• [What needs to be done] Show each line that has the string "chart" in it.

• [Provided data]
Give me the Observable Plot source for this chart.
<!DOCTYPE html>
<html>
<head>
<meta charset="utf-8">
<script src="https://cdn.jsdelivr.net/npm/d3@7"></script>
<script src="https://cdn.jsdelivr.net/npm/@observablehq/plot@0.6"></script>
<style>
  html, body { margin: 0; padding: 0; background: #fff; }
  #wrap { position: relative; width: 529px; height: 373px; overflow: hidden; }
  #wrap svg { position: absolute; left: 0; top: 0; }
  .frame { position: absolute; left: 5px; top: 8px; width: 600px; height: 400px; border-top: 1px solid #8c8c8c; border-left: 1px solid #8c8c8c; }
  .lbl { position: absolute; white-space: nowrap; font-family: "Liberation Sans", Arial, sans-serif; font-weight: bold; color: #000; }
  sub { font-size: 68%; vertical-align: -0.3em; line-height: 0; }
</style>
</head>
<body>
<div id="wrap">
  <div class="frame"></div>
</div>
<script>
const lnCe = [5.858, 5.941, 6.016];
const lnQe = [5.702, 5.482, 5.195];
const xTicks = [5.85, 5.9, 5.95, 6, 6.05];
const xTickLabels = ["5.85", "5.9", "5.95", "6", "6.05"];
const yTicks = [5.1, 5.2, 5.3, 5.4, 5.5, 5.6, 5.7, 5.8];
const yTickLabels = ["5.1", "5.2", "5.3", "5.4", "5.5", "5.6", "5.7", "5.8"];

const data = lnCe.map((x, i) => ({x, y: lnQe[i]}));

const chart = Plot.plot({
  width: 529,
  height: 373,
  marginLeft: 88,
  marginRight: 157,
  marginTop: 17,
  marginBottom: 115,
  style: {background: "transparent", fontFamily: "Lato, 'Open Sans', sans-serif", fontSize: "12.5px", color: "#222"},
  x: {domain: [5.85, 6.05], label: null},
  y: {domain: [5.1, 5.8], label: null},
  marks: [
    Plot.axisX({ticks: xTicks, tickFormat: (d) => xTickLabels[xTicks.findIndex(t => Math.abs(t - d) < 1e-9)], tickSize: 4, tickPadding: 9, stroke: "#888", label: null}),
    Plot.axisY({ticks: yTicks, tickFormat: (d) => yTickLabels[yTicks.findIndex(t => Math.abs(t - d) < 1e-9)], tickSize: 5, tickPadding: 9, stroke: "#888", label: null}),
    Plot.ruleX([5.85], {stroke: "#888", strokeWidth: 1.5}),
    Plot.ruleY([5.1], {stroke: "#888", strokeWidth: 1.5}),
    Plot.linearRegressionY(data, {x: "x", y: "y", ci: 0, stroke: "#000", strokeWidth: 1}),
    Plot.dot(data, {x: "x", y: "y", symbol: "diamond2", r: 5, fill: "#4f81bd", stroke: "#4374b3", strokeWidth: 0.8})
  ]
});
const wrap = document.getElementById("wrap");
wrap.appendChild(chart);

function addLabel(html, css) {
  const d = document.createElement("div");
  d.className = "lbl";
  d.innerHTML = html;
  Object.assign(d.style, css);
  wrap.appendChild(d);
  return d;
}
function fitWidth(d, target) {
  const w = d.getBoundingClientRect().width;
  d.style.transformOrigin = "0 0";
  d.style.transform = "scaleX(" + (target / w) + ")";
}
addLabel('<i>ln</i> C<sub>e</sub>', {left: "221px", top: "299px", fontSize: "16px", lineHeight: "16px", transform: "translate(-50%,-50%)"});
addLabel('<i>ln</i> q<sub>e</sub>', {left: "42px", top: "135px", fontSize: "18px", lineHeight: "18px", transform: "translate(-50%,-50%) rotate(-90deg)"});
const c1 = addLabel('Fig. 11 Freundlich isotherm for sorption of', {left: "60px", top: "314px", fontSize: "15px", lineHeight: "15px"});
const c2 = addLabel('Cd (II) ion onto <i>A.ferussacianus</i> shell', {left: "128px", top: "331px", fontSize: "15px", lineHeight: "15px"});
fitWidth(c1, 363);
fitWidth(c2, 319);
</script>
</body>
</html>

• [Response]
Give me the Observable Plot source for this chart.
const chart = Plot.plot({
wrap.appendChild(chart);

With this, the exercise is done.